→ **Given exercise**: Records follow. Select each line holding "script".

---+---

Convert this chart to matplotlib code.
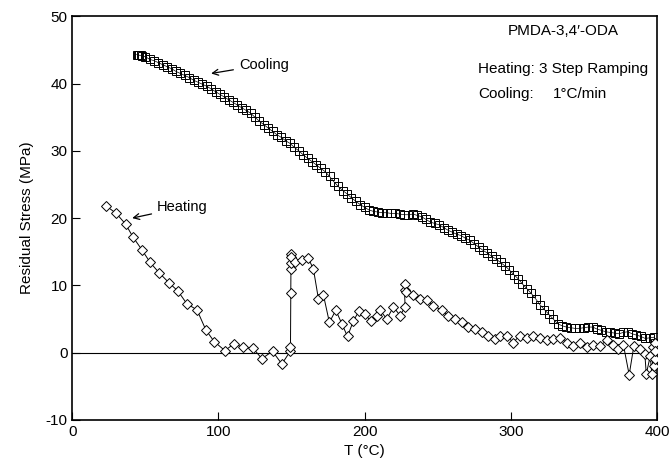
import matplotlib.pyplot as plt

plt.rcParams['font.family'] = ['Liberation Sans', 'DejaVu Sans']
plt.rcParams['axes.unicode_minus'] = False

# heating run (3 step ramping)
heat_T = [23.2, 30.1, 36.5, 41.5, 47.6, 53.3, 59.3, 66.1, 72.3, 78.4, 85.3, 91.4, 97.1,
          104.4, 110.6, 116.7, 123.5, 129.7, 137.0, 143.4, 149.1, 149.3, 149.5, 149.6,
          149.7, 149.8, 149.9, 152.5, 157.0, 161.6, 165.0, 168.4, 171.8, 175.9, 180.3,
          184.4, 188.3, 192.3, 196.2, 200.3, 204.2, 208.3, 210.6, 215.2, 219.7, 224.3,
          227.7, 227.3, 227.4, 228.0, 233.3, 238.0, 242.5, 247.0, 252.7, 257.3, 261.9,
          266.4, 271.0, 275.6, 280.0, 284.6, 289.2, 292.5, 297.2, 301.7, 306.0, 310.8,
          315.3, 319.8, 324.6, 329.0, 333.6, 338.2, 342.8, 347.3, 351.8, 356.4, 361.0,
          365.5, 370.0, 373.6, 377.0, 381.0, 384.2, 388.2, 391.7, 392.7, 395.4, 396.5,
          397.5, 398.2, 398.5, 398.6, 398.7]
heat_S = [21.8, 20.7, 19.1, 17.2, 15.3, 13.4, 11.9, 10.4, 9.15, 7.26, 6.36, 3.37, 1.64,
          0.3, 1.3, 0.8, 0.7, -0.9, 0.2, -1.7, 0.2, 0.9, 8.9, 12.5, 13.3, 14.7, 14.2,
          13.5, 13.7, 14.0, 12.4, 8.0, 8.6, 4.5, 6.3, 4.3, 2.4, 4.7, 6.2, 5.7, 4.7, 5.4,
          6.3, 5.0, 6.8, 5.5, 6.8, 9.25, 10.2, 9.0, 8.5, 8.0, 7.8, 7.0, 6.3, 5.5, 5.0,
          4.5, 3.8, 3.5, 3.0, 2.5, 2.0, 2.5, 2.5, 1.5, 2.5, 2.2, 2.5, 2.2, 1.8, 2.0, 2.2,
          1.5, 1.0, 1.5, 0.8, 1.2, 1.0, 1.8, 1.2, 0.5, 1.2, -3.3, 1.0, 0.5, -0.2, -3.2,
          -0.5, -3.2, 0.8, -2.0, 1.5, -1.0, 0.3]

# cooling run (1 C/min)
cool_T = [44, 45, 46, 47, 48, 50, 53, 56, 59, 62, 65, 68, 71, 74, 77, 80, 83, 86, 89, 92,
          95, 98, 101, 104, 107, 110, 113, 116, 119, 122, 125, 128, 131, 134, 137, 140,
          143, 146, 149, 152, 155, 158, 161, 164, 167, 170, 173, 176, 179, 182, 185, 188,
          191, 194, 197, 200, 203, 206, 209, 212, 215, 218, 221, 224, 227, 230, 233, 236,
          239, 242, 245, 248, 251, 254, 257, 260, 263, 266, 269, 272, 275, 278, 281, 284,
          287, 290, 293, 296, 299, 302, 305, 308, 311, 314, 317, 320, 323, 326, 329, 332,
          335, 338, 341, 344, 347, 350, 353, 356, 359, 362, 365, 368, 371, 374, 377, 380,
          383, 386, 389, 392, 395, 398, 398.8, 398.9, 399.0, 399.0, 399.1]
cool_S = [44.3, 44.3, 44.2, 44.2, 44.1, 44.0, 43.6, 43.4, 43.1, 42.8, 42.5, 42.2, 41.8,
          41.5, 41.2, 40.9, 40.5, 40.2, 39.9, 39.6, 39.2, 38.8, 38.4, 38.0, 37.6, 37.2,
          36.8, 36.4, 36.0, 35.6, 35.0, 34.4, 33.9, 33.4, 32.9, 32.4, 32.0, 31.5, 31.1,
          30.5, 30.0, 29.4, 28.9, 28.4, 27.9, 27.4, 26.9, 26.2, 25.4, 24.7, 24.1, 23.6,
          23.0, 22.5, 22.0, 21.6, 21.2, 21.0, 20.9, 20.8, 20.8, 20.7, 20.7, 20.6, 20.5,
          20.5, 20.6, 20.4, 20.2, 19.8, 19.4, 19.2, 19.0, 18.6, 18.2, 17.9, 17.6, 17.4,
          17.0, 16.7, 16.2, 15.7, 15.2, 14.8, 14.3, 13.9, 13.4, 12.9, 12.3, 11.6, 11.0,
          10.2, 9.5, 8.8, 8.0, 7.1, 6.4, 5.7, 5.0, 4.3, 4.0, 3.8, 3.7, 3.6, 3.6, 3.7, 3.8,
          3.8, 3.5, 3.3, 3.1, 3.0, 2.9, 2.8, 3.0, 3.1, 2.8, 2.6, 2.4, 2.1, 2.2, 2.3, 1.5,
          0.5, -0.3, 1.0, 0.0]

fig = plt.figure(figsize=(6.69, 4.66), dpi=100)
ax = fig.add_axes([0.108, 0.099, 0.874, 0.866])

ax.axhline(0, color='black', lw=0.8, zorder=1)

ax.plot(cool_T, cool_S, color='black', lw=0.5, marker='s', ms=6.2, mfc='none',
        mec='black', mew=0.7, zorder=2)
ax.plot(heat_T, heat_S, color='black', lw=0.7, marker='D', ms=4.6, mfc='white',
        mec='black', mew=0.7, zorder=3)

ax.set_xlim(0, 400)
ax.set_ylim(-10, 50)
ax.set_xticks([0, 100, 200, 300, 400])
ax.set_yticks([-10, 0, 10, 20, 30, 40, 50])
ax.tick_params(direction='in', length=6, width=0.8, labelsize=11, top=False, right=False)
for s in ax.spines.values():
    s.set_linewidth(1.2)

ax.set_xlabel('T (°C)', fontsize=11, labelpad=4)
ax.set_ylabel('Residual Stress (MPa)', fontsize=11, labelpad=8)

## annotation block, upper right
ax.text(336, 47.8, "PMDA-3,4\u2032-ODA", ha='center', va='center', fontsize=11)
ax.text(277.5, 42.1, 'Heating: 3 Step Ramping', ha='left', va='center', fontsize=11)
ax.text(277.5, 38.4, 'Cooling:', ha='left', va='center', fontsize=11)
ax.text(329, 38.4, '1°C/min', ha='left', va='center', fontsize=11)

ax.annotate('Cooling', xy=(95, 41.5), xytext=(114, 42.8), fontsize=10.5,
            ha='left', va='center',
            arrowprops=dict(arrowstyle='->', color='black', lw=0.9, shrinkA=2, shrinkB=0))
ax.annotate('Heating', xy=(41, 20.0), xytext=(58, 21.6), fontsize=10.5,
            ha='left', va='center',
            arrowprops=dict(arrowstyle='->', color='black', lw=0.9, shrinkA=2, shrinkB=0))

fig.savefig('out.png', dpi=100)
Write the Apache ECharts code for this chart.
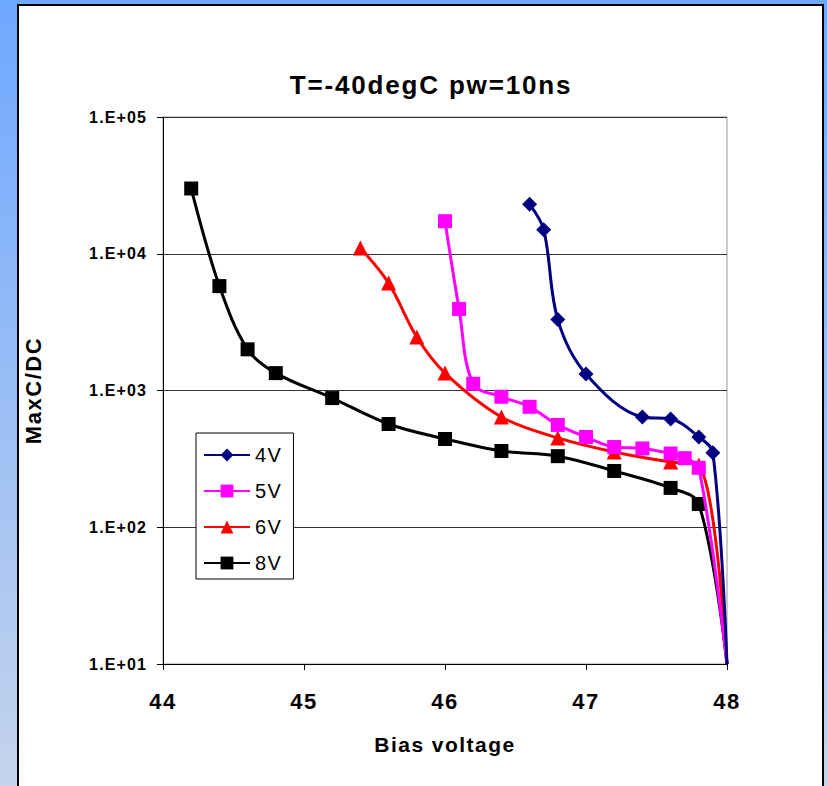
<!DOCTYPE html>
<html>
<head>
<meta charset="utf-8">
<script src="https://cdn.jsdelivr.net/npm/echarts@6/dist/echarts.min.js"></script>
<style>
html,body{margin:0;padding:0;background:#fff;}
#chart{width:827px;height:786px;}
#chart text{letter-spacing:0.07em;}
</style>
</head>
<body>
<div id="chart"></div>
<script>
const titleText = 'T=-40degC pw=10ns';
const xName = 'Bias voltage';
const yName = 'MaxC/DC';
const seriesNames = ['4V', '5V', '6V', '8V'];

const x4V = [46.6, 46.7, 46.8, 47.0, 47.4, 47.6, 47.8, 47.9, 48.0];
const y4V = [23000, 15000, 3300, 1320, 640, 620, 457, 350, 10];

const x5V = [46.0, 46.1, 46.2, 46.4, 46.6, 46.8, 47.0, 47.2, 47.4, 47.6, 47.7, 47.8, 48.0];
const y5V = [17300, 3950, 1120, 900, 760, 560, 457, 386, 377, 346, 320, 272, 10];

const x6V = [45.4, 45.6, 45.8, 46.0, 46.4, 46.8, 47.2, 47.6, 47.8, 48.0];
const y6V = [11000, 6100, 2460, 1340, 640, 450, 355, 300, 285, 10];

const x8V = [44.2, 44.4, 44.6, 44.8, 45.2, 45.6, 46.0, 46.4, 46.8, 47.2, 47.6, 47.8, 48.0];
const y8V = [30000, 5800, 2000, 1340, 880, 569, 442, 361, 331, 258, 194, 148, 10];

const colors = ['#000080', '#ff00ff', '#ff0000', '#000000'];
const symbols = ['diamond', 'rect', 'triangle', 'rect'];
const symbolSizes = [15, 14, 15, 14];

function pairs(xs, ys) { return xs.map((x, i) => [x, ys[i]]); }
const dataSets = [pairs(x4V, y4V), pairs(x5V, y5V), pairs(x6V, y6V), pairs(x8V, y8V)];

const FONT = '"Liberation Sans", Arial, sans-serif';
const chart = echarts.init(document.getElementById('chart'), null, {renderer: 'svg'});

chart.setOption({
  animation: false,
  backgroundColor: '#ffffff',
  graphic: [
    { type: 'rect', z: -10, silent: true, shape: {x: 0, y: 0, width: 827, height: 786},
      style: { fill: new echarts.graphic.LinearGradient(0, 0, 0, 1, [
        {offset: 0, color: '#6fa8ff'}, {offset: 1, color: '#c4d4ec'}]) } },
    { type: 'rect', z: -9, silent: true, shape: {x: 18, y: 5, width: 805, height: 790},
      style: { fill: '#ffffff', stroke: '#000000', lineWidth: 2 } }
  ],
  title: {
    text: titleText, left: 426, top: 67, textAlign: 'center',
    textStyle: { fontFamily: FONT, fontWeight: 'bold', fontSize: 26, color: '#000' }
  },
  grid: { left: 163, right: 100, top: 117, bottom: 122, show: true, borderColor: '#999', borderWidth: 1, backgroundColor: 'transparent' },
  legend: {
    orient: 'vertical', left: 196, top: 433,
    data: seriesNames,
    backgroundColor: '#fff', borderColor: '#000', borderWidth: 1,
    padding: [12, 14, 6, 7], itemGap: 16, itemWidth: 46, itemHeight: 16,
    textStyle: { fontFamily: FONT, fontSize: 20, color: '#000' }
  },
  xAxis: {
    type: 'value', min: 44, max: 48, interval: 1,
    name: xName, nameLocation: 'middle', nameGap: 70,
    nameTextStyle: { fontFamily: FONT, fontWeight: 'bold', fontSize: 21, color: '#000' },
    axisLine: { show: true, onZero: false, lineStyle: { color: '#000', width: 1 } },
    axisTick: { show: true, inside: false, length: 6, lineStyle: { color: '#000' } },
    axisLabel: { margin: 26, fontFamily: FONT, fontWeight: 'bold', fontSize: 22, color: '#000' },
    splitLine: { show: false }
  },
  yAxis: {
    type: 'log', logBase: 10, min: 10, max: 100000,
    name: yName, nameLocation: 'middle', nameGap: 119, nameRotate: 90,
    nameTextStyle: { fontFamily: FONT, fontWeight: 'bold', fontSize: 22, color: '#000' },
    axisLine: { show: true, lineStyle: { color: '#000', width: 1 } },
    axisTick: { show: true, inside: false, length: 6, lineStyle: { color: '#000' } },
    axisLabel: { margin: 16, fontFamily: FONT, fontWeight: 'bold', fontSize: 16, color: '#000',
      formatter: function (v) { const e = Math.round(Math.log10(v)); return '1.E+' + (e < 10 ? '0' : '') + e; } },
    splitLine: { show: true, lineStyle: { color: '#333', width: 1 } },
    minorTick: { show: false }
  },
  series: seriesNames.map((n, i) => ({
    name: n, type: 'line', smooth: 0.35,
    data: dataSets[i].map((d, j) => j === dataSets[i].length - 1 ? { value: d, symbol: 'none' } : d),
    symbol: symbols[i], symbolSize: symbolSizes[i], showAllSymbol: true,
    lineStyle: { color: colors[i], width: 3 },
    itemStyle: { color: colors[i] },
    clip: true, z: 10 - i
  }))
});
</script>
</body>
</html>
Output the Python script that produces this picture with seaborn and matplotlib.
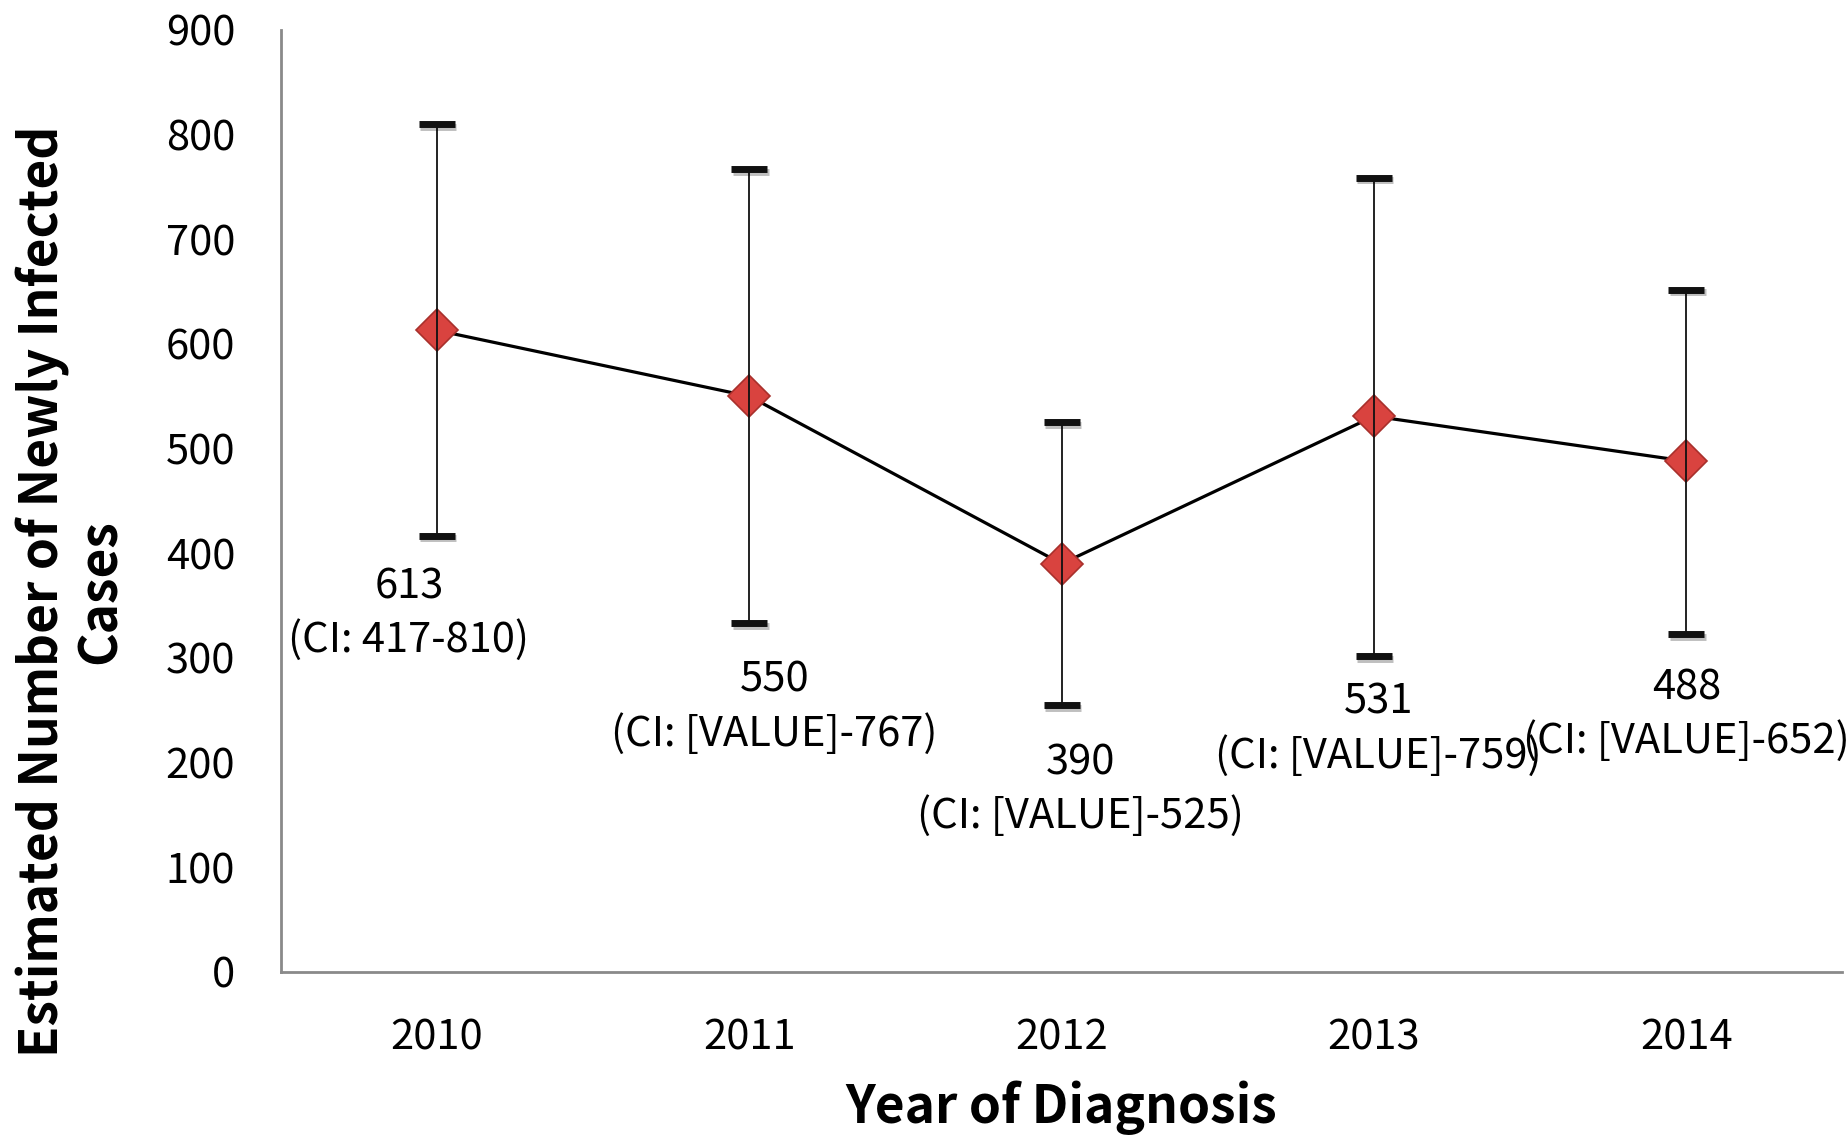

---+---

→ **Complete answer**:
<script src="https://cdn.jsdelivr.net/npm/echarts@6/dist/echarts.min.js"></script>
<script>
</script>
Output the Python script that produces this picture with seaborn and matplotlib.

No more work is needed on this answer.